导航相机是深空探测领域中关键的导航敏感部件, 本文通过提高导航相机的灵敏度来提高导航相机的综合性能, 特别是提高时间分辨率, 解决高动态条件下的目标探测问题。首先, 根据导航相机的工作模式和EMCCD的性能特点, 分析了影响导航相机成像质量的多个因素, 建立了目标信噪比理论分析模型; 然后, 在理论计算基础上, 重点研究EMCCD导航相机的样机设计技术, 说明了EMCCD高频高幅驱动、模拟前端设计、TEC真空制冷、时序控制与数据处理等关键技术的实现方法; 最后, 介绍了相关实验工作, 并分析实验数据。实验结果表明: 样机最大目标信噪比在倍增增益M=10时达到68.6 dB, 在口径13 mm条件下, 可在积分时间1 ms内实现对月球成像。基本满足深空探测导航相机高动态条件下短积分时间成像的要求。

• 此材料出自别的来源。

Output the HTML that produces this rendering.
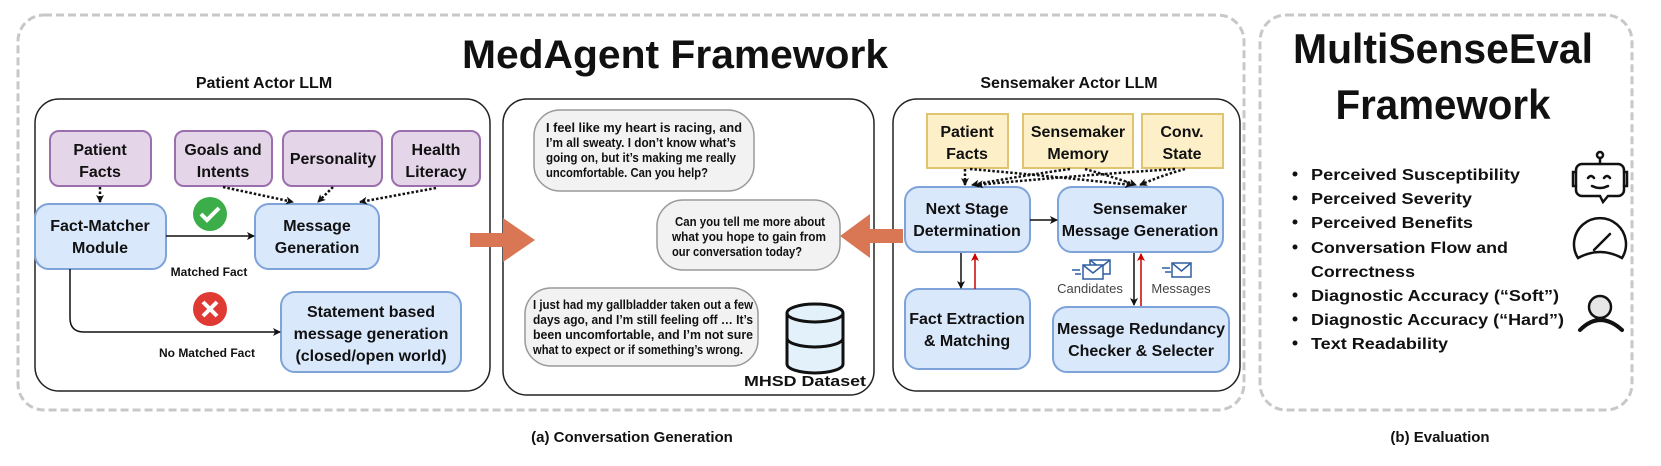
<!DOCTYPE html>
<html><head><meta charset="utf-8"><style>
body{margin:0;background:#fff}
svg text{font-family:"Liberation Sans",sans-serif;font-weight:bold;fill:#111}
</style></head><body>
<svg width="1661" height="461" viewBox="0 0 1661 461" xmlns="http://www.w3.org/2000/svg">
<defs>
<marker id="ah" markerWidth="8" markerHeight="8" refX="7" refY="4" orient="auto" markerUnits="userSpaceOnUse"><path d="M0,0 L8,4 L0,8 L2,4z" fill="#111"/></marker>
<marker id="ar" markerWidth="8" markerHeight="8" refX="7" refY="4" orient="auto" markerUnits="userSpaceOnUse"><path d="M0,0 L8,4 L0,8 L2,4z" fill="#c00"/></marker>
</defs>
<!-- outer dashed boxes -->
<rect x="18" y="15" width="1226" height="395" rx="26" fill="none" stroke="#c8c8c8" stroke-width="3" stroke-dasharray="8,4"/>
<rect x="1260" y="15" width="372" height="395" rx="26" fill="none" stroke="#c8c8c8" stroke-width="3" stroke-dasharray="8,4"/>
<text x="675" y="68" font-size="40" text-anchor="middle" textLength="426" lengthAdjust="spacingAndGlyphs">MedAgent Framework</text>
<text x="264" y="88" font-size="16" text-anchor="middle">Patient Actor LLM</text>
<text x="1069" y="88" font-size="16" text-anchor="middle">Sensemaker Actor LLM</text>
<!-- panels -->
<rect x="35" y="99" width="455" height="292" rx="24" fill="none" stroke="#222" stroke-width="1.5"/>
<rect x="503" y="99" width="371" height="296" rx="24" fill="none" stroke="#222" stroke-width="1.5"/>
<rect x="893" y="99" width="347" height="292" rx="24" fill="none" stroke="#222" stroke-width="1.5"/>

<!-- panel 1 -->
<g stroke="#9b6fae" stroke-width="2" fill="#e4d6e8">
<rect x="50" y="131" width="101" height="55" rx="9"/>
<rect x="175" y="131" width="97" height="55" rx="9"/>
<rect x="283" y="131" width="99" height="55" rx="9"/>
<rect x="392" y="131" width="88" height="55" rx="9"/>
</g>
<g font-size="16" text-anchor="middle">
<text x="100" y="155">Patient</text><text x="100" y="177">Facts</text>
<text x="223" y="155">Goals and</text><text x="223" y="177">Intents</text>
<text x="333" y="164">Personality</text>
<text x="436" y="155">Health</text><text x="436" y="177">Literacy</text>
</g>
<g stroke="#7ea3d8" stroke-width="2" fill="#dae8fc">
<rect x="35" y="204" width="131" height="65" rx="14"/>
<rect x="255" y="204" width="124" height="65" rx="14"/>
<rect x="281" y="292" width="180" height="80" rx="14"/>
</g>
<g font-size="16" text-anchor="middle">
<text x="100" y="231">Fact-Matcher</text><text x="100" y="253">Module</text>
<text x="317" y="231">Message</text><text x="317" y="253">Generation</text>
<text x="371" y="317">Statement based</text><text x="371" y="339">message generation</text><text x="371" y="361">(closed/open world)</text>
</g>
<g stroke="#111" stroke-width="2.5" stroke-dasharray="2.5,2" fill="none" marker-end="url(#ah)">
<line x1="100" y1="187" x2="100" y2="202"/>
<line x1="223" y1="187" x2="293" y2="202"/>
<line x1="333" y1="187" x2="318" y2="202"/>
<line x1="436" y1="188" x2="360" y2="202"/>
</g>
<line x1="166" y1="236" x2="254" y2="236" stroke="#111" stroke-width="1.5" marker-end="url(#ah)"/>
<path d="M70,269 V318 Q70,332 84,332 H280" fill="none" stroke="#111" stroke-width="1.5" marker-end="url(#ah)"/>
<text x="209" y="276" font-size="12" text-anchor="middle">Matched Fact</text>
<text x="207" y="357" font-size="12" text-anchor="middle">No Matched Fact</text>
<circle cx="210" cy="214" r="17" fill="#3cae49"/>
<path d="M201,214 l6,6 l12,-12" stroke="#fff" stroke-width="4" fill="none"/>
<circle cx="210" cy="309" r="17" fill="#e03a34"/>
<path d="M203,302 l14,14 M217,302 l-14,14" stroke="#fff" stroke-width="4"/>

<!-- orange arrows -->
<path d="M470,233 H503 V218 L535,240 L503,262 V247 H470z" fill="#d97755"/>
<path d="M903,229 H870 V214 L840,236 L870,258 V243 H903z" fill="#d97755"/>

<!-- panel 2 bubbles -->
<g fill="#f2f2f2" stroke="#999" stroke-width="1.5">
<rect x="534" y="110" width="220" height="81" rx="26"/>
<rect x="657" y="200" width="183" height="70" rx="26"/>
<rect x="525" y="288" width="233" height="78" rx="26"/>
</g>
<g font-size="12.5">
<text x="546" y="132" textLength="196" lengthAdjust="spacingAndGlyphs">I feel like my heart is racing, and</text>
<text x="546" y="147" textLength="190" lengthAdjust="spacingAndGlyphs">I’m all sweaty. I don’t know what’s</text>
<text x="546" y="162" textLength="190" lengthAdjust="spacingAndGlyphs">going on, but it’s making me really</text>
<text x="546" y="177" textLength="162" lengthAdjust="spacingAndGlyphs">uncomfortable. Can you help?</text>
<text x="675" y="226" textLength="150" lengthAdjust="spacingAndGlyphs">Can you tell me more about</text>
<text x="672" y="241" textLength="154" lengthAdjust="spacingAndGlyphs">what you hope to gain from</text>
<text x="672" y="256" textLength="130" lengthAdjust="spacingAndGlyphs">our conversation today?</text>
<text x="533" y="309" textLength="220" lengthAdjust="spacingAndGlyphs">I just had my gallbladder taken out a few</text>
<text x="533" y="324" textLength="220" lengthAdjust="spacingAndGlyphs">days ago, and I’m still feeling off … It’s</text>
<text x="533" y="339" textLength="220" lengthAdjust="spacingAndGlyphs">been uncomfortable, and I’m not sure</text>
<text x="533" y="354" textLength="210" lengthAdjust="spacingAndGlyphs">what to expect or if something’s wrong.</text>
</g>
<g stroke="#111" stroke-width="3" fill="#e3f1fb">
<path d="M787,313 V364 A28,9 0 0 0 843,364 V313"/>
<path d="M787,338 A28,9 0 0 0 843,338" fill="none"/>
<ellipse cx="815" cy="313" rx="28" ry="9"/>
</g>
<text x="805" y="386" font-size="15" text-anchor="middle" textLength="122" lengthAdjust="spacingAndGlyphs">MHSD Dataset</text>

<!-- panel 3 -->
<g stroke="#e0c470" stroke-width="2" fill="#fdf0c8">
<rect x="927" y="114" width="81" height="54"/>
<rect x="1023" y="114" width="110" height="54"/>
<rect x="1142" y="114" width="81" height="54"/>
</g>
<g font-size="16" text-anchor="middle">
<text x="967" y="137">Patient</text><text x="967" y="159">Facts</text>
<text x="1078" y="137">Sensemaker</text><text x="1078" y="159">Memory</text>
<text x="1182" y="137">Conv.</text><text x="1182" y="159">State</text>
</g>
<g stroke="#7ea3d8" stroke-width="2" fill="#dae8fc">
<rect x="905" y="187" width="125" height="65" rx="14"/>
<rect x="1058" y="187" width="165" height="65" rx="14"/>
<rect x="905" y="289" width="125" height="80" rx="14"/>
<rect x="1053" y="307" width="176" height="65" rx="14"/>
</g>
<g font-size="16" text-anchor="middle">
<text x="967" y="214">Next Stage</text><text x="967" y="236">Determination</text>
<text x="1140" y="214">Sensemaker</text><text x="1140" y="236">Message Generation</text>
<text x="967" y="324">Fact Extraction</text><text x="967" y="346">&amp; Matching</text>
<text x="1141" y="334">Message Redundancy</text><text x="1141" y="356">Checker &amp; Selecter</text>
</g>
<g stroke="#111" stroke-width="2.5" stroke-dasharray="2.5,2" fill="none" marker-end="url(#ah)">
<path d="M965,169 V185"/>
<path d="M970,169 Q1050,176 1132,185"/>
<path d="M1070,169 Q1020,176 972,185"/>
<path d="M1085,169 Q1110,176 1136,185"/>
<path d="M1175,169 Q1070,176 976,185"/>
<path d="M1185,169 Q1160,176 1140,185"/>
</g>
<line x1="1030" y1="220" x2="1057" y2="220" stroke="#111" stroke-width="1.5" marker-end="url(#ah)"/>
<line x1="961" y1="253" x2="961" y2="288" stroke="#111" stroke-width="1.5" marker-end="url(#ah)"/>
<line x1="975" y1="289" x2="975" y2="254" stroke="#c00" stroke-width="1.5" marker-end="url(#ar)"/>
<line x1="1134" y1="253" x2="1134" y2="305" stroke="#111" stroke-width="1.5" marker-end="url(#ah)"/>
<line x1="1141" y1="306" x2="1141" y2="254" stroke="#c00" stroke-width="1.5" marker-end="url(#ar)"/>
<g stroke="#2f5fa0" stroke-width="1.5" fill="#fff">
<rect x="1090" y="260" width="20" height="14"/><path d="M1090,260 l10,8 l10,-8" fill="none"/>
<rect x="1083" y="265" width="20" height="14"/><path d="M1083,265 l10,8 l10,-8" fill="none"/>
<path d="M1072,270 h8 M1075,274 h6" fill="none"/>
<rect x="1172" y="263" width="19" height="14"/><path d="M1172,263 l9.5,8 l9.5,-8" fill="none"/>
<path d="M1162,268 h8 M1165,272 h6" fill="none"/>
</g>
<text x="1090" y="293" font-size="13" font-weight="normal" style="font-weight:normal;fill:#444" text-anchor="middle">Candidates</text>
<text x="1181" y="293" font-size="13" style="font-weight:normal;fill:#444" text-anchor="middle">Messages</text>

<!-- right panel -->
<text x="1443" y="63" font-size="42" text-anchor="middle" textLength="300" lengthAdjust="spacingAndGlyphs">MultiSenseEval</text>
<text x="1443" y="119" font-size="42" text-anchor="middle" textLength="215" lengthAdjust="spacingAndGlyphs">Framework</text>
<g font-size="16">
<circle cx="1295" cy="174" r="2.5" fill="#111"/><text x="1311" y="180" textLength="209" lengthAdjust="spacingAndGlyphs">Perceived Susceptibility</text>
<circle cx="1295" cy="198" r="2.5" fill="#111"/><text x="1311" y="204" textLength="161" lengthAdjust="spacingAndGlyphs">Perceived Severity</text>
<circle cx="1295" cy="222" r="2.5" fill="#111"/><text x="1311" y="228" textLength="162" lengthAdjust="spacingAndGlyphs">Perceived Benefits</text>
<circle cx="1295" cy="247" r="2.5" fill="#111"/><text x="1311" y="253" textLength="197" lengthAdjust="spacingAndGlyphs">Conversation Flow and</text>
<text x="1311" y="277" textLength="104" lengthAdjust="spacingAndGlyphs">Correctness</text>
<circle cx="1295" cy="295" r="2.5" fill="#111"/><text x="1311" y="301" textLength="248" lengthAdjust="spacingAndGlyphs">Diagnostic Accuracy (“Soft”)</text>
<circle cx="1295" cy="319" r="2.5" fill="#111"/><text x="1311" y="325" textLength="253" lengthAdjust="spacingAndGlyphs">Diagnostic Accuracy (“Hard”)</text>
<circle cx="1295" cy="343" r="2.5" fill="#111"/><text x="1311" y="349" textLength="137" lengthAdjust="spacingAndGlyphs">Text Readability</text>
</g>
<g stroke="#111" stroke-width="2.5" fill="none" stroke-linecap="round">
<circle cx="1600" cy="155" r="3"/><line x1="1600" y1="158" x2="1600" y2="164"/>
<path d="M1582,164 h36 a6,6 0 0 1 6,6 v20 a6,6 0 0 1 -6,6 h-10 l-5,6 l-3,-6 h-18 a6,6 0 0 1 -6,-6 v-20 a6,6 0 0 1 6,-6z"/>
<path d="M1576,172 h-3 v14 h3 M1624,172 h3 v14 h-3"/>
<path d="M1588,178 q3,-4 6,0 M1604,178 q3,-4 6,0 M1592,186 q8,4 16,0"/>
<path d="M1578,258 A26,26 0 1 1 1622,258 Q1600,246 1578,258z"/>
<line x1="1594" y1="250" x2="1610" y2="234"/>
<circle cx="1600" cy="307" r="11" fill="#e6e6e6"/>
<path d="M1580,330 Q1600,310 1622,330" stroke-width="4"/>
</g>

<text x="632" y="442" font-size="15" text-anchor="middle">(a) Conversation Generation</text>
<text x="1440" y="442" font-size="15" text-anchor="middle">(b) Evaluation</text>
</svg>
</body></html>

The navigation camera is a sensitive component that is crucial for deep space exploration. This report describes a method for the comprehensive improvement of the performance of such a camera by increasing their sensitivity. In particular, the approach improves the temporal resolution of this instrument and simultaneously solves the target detection problem under high dynamic conditions. Firstly, the imaging quality of a navigation camera is analyzed according to the operating mode and the performance characteristics of an Electron Multiplying Charge-Coupled Device (EMCCD). In addition, a theoretical model of a target's signal-to-noise ratio (SNR) is established. Secondly, the study focused on the design method for an EMCCD navigation camera. Key technologies are illustrated such as the high-frequency high-amplitude drive circuit of an EMCCD, analog front circuitry, TEC vacuum cooling, timing control, and data processing. Finally, the experimental results show that the optimal target SNR is 68.6 dB at M = 10 and that the moon can be imaged using an integration time of 1 ms with a 13 mm aperture. The navigation camera satisfies the requirements of short integration time imaging under the high dynamic conditions associated with deep space exploration.